Pull out exactly the lines from the line containing "Generate a Python" to the line containing "from matplotlib.colors import", both lines included, with pictures removed from the copy.

— start Exercise material —

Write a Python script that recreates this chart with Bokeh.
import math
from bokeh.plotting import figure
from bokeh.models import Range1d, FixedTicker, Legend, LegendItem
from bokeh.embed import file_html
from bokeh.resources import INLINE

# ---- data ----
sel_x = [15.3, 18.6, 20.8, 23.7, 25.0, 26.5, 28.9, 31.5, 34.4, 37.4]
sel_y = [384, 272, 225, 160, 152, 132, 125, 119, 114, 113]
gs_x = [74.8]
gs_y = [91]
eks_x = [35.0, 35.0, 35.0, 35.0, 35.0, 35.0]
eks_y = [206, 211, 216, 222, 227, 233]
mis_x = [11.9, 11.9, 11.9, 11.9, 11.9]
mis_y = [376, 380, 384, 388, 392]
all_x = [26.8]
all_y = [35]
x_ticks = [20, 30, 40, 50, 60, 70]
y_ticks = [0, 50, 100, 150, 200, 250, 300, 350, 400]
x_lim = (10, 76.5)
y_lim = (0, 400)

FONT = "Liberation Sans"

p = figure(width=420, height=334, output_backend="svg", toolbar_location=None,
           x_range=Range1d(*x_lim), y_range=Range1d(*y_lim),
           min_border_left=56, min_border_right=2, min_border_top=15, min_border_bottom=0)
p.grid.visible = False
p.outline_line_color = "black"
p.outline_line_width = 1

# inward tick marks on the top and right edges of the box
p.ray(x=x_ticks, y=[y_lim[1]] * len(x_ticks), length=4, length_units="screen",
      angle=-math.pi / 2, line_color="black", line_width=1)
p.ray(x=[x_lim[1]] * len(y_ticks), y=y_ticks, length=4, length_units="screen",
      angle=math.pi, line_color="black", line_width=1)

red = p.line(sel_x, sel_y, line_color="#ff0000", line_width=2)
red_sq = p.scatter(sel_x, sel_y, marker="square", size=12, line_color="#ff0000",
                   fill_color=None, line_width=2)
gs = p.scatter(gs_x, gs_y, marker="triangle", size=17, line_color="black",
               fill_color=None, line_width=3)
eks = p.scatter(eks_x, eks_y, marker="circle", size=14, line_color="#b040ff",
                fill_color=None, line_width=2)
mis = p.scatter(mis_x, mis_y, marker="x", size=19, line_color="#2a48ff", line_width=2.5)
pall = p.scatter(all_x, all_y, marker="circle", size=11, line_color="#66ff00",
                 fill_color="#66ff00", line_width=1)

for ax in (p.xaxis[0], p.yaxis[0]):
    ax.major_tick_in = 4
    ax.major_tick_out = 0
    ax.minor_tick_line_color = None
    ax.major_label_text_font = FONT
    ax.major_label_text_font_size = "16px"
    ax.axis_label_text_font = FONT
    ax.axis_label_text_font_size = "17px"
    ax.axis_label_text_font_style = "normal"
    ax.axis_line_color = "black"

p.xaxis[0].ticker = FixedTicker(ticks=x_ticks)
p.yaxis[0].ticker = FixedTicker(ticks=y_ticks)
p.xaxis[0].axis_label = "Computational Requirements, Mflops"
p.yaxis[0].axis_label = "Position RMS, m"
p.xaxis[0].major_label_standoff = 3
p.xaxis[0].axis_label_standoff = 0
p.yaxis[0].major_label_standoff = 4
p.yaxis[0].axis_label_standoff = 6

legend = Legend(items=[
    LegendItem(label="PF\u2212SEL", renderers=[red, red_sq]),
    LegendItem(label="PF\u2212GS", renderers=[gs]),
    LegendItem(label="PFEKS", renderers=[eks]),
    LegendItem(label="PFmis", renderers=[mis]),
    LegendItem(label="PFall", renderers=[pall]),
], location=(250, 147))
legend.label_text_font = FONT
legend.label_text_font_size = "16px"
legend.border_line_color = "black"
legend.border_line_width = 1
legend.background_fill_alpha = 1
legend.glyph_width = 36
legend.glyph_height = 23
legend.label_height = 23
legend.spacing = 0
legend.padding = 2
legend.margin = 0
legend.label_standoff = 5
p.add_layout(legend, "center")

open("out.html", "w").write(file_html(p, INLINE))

— end Exercise material —
— start Exercise material —

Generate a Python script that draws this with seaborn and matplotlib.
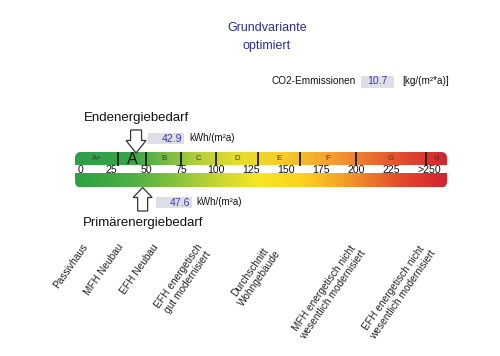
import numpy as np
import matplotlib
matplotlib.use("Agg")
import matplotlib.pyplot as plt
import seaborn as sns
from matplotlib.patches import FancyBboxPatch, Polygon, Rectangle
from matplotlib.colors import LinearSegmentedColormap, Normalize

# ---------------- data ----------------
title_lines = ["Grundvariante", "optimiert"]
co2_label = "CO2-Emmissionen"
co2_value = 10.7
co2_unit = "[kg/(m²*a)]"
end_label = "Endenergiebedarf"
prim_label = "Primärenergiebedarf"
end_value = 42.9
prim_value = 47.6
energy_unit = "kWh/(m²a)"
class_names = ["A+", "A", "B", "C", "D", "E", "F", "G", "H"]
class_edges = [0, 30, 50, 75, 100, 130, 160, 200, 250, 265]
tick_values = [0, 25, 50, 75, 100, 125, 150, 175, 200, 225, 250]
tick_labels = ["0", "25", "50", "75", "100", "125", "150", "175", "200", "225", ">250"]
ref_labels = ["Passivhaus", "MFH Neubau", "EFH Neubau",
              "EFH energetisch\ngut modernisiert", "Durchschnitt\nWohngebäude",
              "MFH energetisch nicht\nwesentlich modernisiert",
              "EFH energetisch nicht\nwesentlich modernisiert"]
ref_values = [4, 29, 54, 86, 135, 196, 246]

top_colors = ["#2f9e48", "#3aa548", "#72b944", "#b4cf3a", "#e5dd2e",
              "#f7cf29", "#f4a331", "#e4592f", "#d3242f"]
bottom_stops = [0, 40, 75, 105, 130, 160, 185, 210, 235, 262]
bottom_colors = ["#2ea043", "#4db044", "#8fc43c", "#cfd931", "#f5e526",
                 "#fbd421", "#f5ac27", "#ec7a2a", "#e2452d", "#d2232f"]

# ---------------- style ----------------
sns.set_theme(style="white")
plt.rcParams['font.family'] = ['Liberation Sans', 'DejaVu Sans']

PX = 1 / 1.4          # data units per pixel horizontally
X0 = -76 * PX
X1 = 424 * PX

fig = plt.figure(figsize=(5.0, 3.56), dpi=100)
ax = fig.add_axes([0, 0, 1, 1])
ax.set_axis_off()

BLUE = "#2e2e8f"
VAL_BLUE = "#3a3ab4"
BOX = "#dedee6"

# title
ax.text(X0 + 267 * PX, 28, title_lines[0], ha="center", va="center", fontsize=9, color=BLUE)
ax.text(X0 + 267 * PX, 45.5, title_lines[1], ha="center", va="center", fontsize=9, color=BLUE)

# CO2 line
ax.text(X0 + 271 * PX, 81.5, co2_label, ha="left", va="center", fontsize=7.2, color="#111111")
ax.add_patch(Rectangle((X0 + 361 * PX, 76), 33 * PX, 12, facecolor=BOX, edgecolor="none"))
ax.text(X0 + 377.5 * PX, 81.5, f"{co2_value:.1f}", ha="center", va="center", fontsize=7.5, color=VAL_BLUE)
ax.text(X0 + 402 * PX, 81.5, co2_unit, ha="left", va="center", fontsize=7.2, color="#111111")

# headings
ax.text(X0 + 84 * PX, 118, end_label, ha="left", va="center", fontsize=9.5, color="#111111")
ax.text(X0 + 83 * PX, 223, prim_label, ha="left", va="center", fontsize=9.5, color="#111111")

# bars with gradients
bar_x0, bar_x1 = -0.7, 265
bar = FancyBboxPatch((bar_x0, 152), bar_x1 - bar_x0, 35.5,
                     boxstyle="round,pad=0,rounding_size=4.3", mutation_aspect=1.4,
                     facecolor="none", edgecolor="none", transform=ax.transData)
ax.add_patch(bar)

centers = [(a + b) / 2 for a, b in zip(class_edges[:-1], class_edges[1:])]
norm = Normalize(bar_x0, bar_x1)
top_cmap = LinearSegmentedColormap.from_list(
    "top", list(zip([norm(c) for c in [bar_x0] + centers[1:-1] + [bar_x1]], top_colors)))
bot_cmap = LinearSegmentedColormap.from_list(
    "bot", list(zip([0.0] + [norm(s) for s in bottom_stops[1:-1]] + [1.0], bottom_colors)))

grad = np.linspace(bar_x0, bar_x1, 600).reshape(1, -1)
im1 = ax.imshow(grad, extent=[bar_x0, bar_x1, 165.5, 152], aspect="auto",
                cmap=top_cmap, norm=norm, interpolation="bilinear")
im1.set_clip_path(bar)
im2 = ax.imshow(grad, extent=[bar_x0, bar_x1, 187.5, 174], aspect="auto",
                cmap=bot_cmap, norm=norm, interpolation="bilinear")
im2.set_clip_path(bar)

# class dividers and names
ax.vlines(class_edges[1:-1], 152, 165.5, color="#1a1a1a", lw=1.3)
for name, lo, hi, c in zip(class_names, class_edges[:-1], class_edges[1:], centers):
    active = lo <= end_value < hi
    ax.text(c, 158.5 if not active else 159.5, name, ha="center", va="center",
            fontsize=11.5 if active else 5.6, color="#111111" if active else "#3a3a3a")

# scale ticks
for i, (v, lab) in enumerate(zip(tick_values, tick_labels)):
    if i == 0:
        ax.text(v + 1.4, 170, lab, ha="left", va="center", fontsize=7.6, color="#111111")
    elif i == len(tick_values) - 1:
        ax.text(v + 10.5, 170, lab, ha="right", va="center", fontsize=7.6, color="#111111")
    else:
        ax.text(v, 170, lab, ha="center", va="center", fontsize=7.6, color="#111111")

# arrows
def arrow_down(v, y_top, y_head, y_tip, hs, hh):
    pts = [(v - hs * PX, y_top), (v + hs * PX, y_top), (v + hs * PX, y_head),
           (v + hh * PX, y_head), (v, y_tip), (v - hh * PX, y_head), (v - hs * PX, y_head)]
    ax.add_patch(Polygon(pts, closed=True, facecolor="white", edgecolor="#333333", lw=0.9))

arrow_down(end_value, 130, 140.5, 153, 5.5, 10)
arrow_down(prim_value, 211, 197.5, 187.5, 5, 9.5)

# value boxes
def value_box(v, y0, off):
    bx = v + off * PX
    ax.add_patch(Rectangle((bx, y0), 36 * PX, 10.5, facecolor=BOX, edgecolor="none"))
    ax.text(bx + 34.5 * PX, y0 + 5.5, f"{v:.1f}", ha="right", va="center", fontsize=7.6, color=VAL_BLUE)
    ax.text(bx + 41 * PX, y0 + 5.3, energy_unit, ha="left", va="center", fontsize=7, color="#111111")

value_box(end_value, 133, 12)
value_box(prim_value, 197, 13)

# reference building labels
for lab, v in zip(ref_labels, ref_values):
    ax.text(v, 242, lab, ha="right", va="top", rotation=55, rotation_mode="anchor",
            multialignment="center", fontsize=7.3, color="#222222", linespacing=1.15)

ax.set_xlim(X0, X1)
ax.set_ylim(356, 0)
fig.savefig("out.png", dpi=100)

— end Exercise material —

» **Solved problem**
Generate a Python script that draws this with seaborn and matplotlib.
import numpy as np
import matplotlib
matplotlib.use("Agg")
import matplotlib.pyplot as plt
import seaborn as sns
from matplotlib.patches import FancyBboxPatch, Polygon, Rectangle
from matplotlib.colors import LinearSegmentedColormap, Normalize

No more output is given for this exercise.